Exercise objective
Give the data again exactly, from its opening line through the line in which "const fmt = (v, d)" appears.

Information supplied
>>>>

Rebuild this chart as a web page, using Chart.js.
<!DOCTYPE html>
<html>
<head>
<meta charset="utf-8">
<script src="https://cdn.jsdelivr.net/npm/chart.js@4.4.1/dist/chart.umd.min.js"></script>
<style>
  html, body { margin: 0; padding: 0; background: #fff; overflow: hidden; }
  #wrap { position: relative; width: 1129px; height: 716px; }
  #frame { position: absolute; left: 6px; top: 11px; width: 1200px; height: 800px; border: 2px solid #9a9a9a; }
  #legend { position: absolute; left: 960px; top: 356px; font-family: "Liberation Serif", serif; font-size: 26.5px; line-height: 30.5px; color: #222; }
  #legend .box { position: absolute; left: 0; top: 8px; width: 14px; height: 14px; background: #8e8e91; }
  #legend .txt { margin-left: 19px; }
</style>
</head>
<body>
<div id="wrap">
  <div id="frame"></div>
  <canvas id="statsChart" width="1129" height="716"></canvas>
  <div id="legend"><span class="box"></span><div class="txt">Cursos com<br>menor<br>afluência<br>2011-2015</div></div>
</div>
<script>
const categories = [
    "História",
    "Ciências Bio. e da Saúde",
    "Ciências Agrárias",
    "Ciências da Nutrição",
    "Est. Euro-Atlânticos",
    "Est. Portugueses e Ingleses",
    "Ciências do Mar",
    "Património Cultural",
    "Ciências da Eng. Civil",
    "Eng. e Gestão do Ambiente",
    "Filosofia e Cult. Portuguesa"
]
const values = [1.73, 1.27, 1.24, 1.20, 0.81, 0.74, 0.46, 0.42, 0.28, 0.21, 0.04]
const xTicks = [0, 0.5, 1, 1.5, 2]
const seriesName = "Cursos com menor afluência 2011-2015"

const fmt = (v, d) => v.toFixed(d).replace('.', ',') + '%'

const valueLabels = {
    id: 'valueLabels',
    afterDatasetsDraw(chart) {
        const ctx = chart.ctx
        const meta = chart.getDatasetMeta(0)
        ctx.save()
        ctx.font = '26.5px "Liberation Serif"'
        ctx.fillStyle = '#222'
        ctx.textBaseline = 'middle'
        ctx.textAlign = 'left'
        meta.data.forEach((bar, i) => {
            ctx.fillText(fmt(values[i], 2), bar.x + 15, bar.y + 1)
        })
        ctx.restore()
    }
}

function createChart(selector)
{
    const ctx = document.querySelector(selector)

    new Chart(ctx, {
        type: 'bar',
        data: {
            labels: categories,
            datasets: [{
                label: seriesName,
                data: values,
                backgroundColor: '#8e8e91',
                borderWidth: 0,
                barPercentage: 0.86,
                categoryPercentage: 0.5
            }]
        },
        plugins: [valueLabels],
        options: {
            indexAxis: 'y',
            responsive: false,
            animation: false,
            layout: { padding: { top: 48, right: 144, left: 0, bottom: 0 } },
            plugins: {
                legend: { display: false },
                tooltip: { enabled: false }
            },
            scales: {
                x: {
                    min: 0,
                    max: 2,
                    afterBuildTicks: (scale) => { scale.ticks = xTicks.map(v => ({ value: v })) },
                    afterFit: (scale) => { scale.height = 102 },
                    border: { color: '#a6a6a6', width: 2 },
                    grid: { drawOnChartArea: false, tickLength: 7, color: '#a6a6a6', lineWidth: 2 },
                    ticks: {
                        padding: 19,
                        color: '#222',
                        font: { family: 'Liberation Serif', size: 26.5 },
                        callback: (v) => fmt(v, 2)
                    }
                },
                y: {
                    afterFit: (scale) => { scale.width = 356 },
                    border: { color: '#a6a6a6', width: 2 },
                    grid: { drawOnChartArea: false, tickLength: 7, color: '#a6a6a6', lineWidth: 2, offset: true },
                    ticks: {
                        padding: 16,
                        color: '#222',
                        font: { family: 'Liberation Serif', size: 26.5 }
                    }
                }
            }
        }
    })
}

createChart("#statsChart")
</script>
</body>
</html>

<<<<

Answer for this exercise
Rebuild this chart as a web page, using Chart.js.
<!DOCTYPE html>
<html>
<head>
<meta charset="utf-8">
<script src="https://cdn.jsdelivr.net/npm/chart.js@4.4.1/dist/chart.umd.min.js"></script>
<style>
  html, body { margin: 0; padding: 0; background: #fff; overflow: hidden; }
  #wrap { position: relative; width: 1129px; height: 716px; }
  #frame { position: absolute; left: 6px; top: 11px; width: 1200px; height: 800px; border: 2px solid #9a9a9a; }
  #legend { position: absolute; left: 960px; top: 356px; font-family: "Liberation Serif", serif; font-size: 26.5px; line-height: 30.5px; color: #222; }
  #legend .box { position: absolute; left: 0; top: 8px; width: 14px; height: 14px; background: #8e8e91; }
  #legend .txt { margin-left: 19px; }
</style>
</head>
<body>
<div id="wrap">
  <div id="frame"></div>
  <canvas id="statsChart" width="1129" height="716"></canvas>
  <div id="legend"><span class="box"></span><div class="txt">Cursos com<br>menor<br>afluência<br>2011-2015</div></div>
</div>
<script>
const categories = [
    "História",
    "Ciências Bio. e da Saúde",
    "Ciências Agrárias",
    "Ciências da Nutrição",
    "Est. Euro-Atlânticos",
    "Est. Portugueses e Ingleses",
    "Ciências do Mar",
    "Património Cultural",
    "Ciências da Eng. Civil",
    "Eng. e Gestão do Ambiente",
    "Filosofia e Cult. Portuguesa"
]
const values = [1.73, 1.27, 1.24, 1.20, 0.81, 0.74, 0.46, 0.42, 0.28, 0.21, 0.04]
const xTicks = [0, 0.5, 1, 1.5, 2]
const seriesName = "Cursos com menor afluência 2011-2015"

const fmt = (v, d) => v.toFixed(d).replace('.', ',') + '%'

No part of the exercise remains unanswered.